Thomas herself was a popular favorite in her late-blooming career. Howard gave her a retrospective in 1966. In 1972, at 80, she was the first African-America woman to have a solo at the Whitney Museum. Critics raved. There was a second retrospective in 1977, and Jimmy Carter invited her to the White House. People couldn’t get enough of her. Why?

Her art was accessible. Her abstraction was never really abstract: you could always see the nature in it: flowers, wind. Her paintings were modern but part of some older tradition too, as close to quilts as to Matisse. In a racially charged era, her art wasn’t political, or at least not overtly so. When asked if she thought of herself as a black artist, she said: “No, I do not. I’m a painter. I’m an American.”

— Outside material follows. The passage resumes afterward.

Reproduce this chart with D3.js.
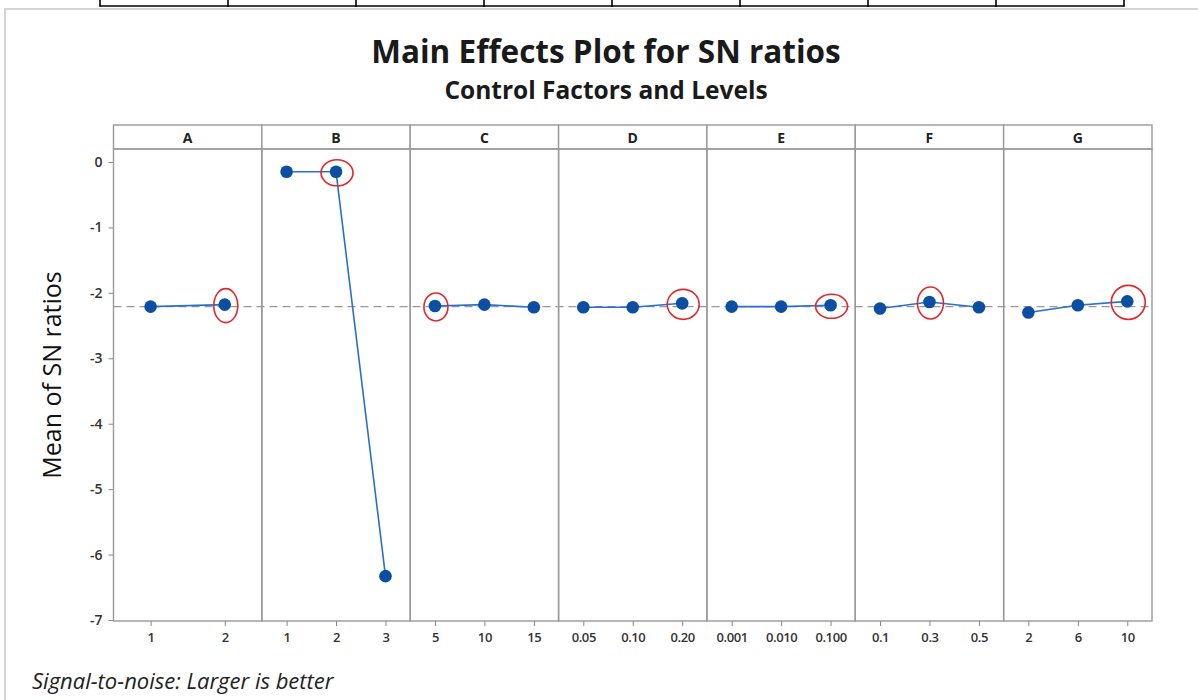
<!DOCTYPE html>
<html><head><meta charset="utf-8">
<script src="https://cdn.jsdelivr.net/npm/d3@7"></script>
<style>body{margin:0;background:#fff;}svg{display:block;}</style>
</head><body>
<script>
// ---- data ----
const factors = ["A","B","C","D","E","F","G"];
const levelsA = ["1","2"];
const levelsB = ["1","2","3"];
const levelsC = ["5","10","15"];
const levelsD = ["0.05","0.10","0.20"];
const levelsE = ["0.001","0.010","0.100"];
const levelsF = ["0.1","0.3","0.5"];
const levelsG = ["2","6","10"];
const valuesA = [-2.21, -2.18];
const valuesB = [-0.15, -0.15, -6.33];
const valuesC = [-2.20, -2.18, -2.22];
const valuesD = [-2.22, -2.22, -2.16];
const valuesE = [-2.21, -2.21, -2.19];
const valuesF = [-2.24, -2.14, -2.22];
const valuesG = [-2.30, -2.19, -2.13];
const optimalLevel = ["2","2","5","0.20","0.100","0.3","10"];
const yTicks = [0,-1,-2,-3,-4,-5,-6,-7];
const grandMean = -2.21;

const levels = [levelsA,levelsB,levelsC,levelsD,levelsE,levelsF,levelsG];
const values = [valuesA,valuesB,valuesC,valuesD,valuesE,valuesF,valuesG];

const W = 1198, H = 700;
const svg = d3.select("body").append("svg").attr("width", W).attr("height", H);
const font = "'Open Sans', 'Noto Sans', sans-serif";

// document-table remnants at top
svg.append("line").attr("x1",100).attr("x2",1124).attr("y1",6).attr("y2",6)
  .attr("stroke","#000").attr("stroke-width",1.6);
[100,228,356,484,612,740,868,996,1124].forEach(x=>{
  svg.append("line").attr("x1",x).attr("x2",x).attr("y1",0).attr("y2",6.8)
    .attr("stroke","#000").attr("stroke-width",1.6);
});
// outer frame
svg.append("rect").attr("x",5).attr("y",9).attr("width",W+10).attr("height",H+10)
  .attr("fill","none").attr("stroke","#d4d4d4").attr("stroke-width",2);

// titles
svg.append("text").attr("x",606).attr("y",63).attr("text-anchor","middle")
  .attr("font-family",font).attr("font-weight","bold").attr("font-size",31.5).attr("fill","#1a1a1a")
  .text("Main Effects Plot for SN ratios");
svg.append("text").attr("x",606).attr("y",99).attr("text-anchor","middle")
  .attr("font-family",font).attr("font-weight","bold").attr("font-size",24.5).attr("fill","#1a1a1a")
  .text("Control Factors and Levels");

const pLeft = 113.5, pRight = 1152, pTop = 125, stripH = 24, pBottom = 621;
const plotTop = pTop + stripH;
const panelW = (pRight-pLeft)/factors.length;

const y = d3.scaleLinear().domain([-7, 0]).range([620, 162]);

// y axis
const yAxis = svg.append("g").attr("transform",`translate(${pLeft},0)`)
  .call(d3.axisLeft(y).tickValues(yTicks).tickSize(5).tickPadding(6).tickFormat(d => String(d)));
yAxis.attr("font-size",null).attr("font-family",null);
yAxis.select(".domain").remove();
yAxis.selectAll("line").attr("stroke","#888");
yAxis.selectAll("text").style("font-family",font).style("font-size","14px").attr("fill","#333").style("font-weight","600");

svg.append("text").attr("transform","translate(61,375) rotate(-90)").attr("text-anchor","middle")
  .attr("font-family",font).attr("font-size",25).attr("fill","#111")
  .text("Mean of SN ratios");

// grand mean dashed line
svg.append("line").attr("x1",pLeft).attr("x2",pRight).attr("y1",y(grandMean)).attr("y2",y(grandMean))
  .attr("stroke","#999").attr("stroke-width",1.4).attr("stroke-dasharray","8,5");

const ellipseSize = [[12,17],[16,13],[12,14],[16,15],[16,12],[13,16],[17,17]];

factors.forEach((f,i)=>{
  const x0 = pLeft + i*panelW;
  const g = svg.append("g");
  const x = d3.scalePoint().domain(levels[i]).range([x0, x0+panelW]).padding(0.5);
  // strip
  g.append("rect").attr("x",x0).attr("y",pTop).attr("width",panelW).attr("height",stripH)
    .attr("fill","#fff").attr("stroke","#999").attr("stroke-width",1.4);
  g.append("text").attr("x",x0+panelW/2).attr("y",pTop+18).attr("text-anchor","middle")
    .attr("font-family",font).attr("font-weight","bold").attr("font-size",14).attr("fill","#222").text(f);
  // panel frame
  g.append("rect").attr("x",x0).attr("y",plotTop).attr("width",panelW).attr("height",pBottom-plotTop)
    .attr("fill","none").attr("stroke","#999").attr("stroke-width",1.4);
  // x axis
  const xa = g.append("g").attr("transform",`translate(0,${pBottom})`)
    .call(d3.axisBottom(x).tickSize(5).tickPadding(7));
  xa.attr("font-size",null).attr("font-family",null);
  xa.select(".domain").remove();
  xa.selectAll("line").attr("stroke","#888");
  xa.selectAll("text").style("font-family",font).style("font-size","13px").attr("fill","#333").style("font-weight","600")
    .style("letter-spacing","-0.4px");
  const pts = levels[i].map((l,j)=>({l, v: values[i][j]}));
  // line
  g.append("path").datum(pts)
    .attr("d", d3.line().x(d=>x(d.l)).y(d=>y(d.v)))
    .attr("fill","none").attr("stroke","#2a6fc9").attr("stroke-width",1.6);
  // markers
  g.selectAll("circle.pt").data(pts).join("circle").attr("class","pt")
    .attr("cx",d=>x(d.l)).attr("cy",d=>y(d.v)).attr("r",6.3).attr("fill","#0b4ea2");
  // highlight ellipse
  const opt = pts.find(d=>d.l===optimalLevel[i]);
  g.append("ellipse").attr("cx",x(opt.l)+1).attr("cy",y(opt.v)+1)
    .attr("rx",ellipseSize[i][0]).attr("ry",ellipseSize[i][1])
    .attr("fill","none").attr("stroke","#e5252b").attr("stroke-width",1.6);
});

svg.append("text").attr("x",32).attr("y",689)
  .attr("font-family",font).attr("font-style","italic").attr("font-size",22).attr("fill","#222")
  .text("Signal-to-noise: Larger is better");
</script>
</body></html>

Instead of talking anger, she talked color: “Through color I have sought to concentrate on beauty and happiness, rather than on man’s inhumanity to man.” American museums, under the gun after their neglect of black artists, breathed a sigh of thanks.

But when Thomas said color what was she really saying? She vividly remembered being barred from museums as a child because of her race. A lifetime later, she acknowledged that things were still hard. “It will take a long time for us to get equality,” she said in an interview. “But what do you expect when whites closed up all the schools and libraries on us for so long? They know that schooling would give us our salvation.”

In many ways she’s an ideal artist, and power of example, for the Obama White House: forward-looking without being radical; post-racial but also race-conscious; in love with new, in touch with old. A genuine rainbow type. She would have enjoyed being in Rothko’s company, and she would have understood where Mr. Ligon was coming from.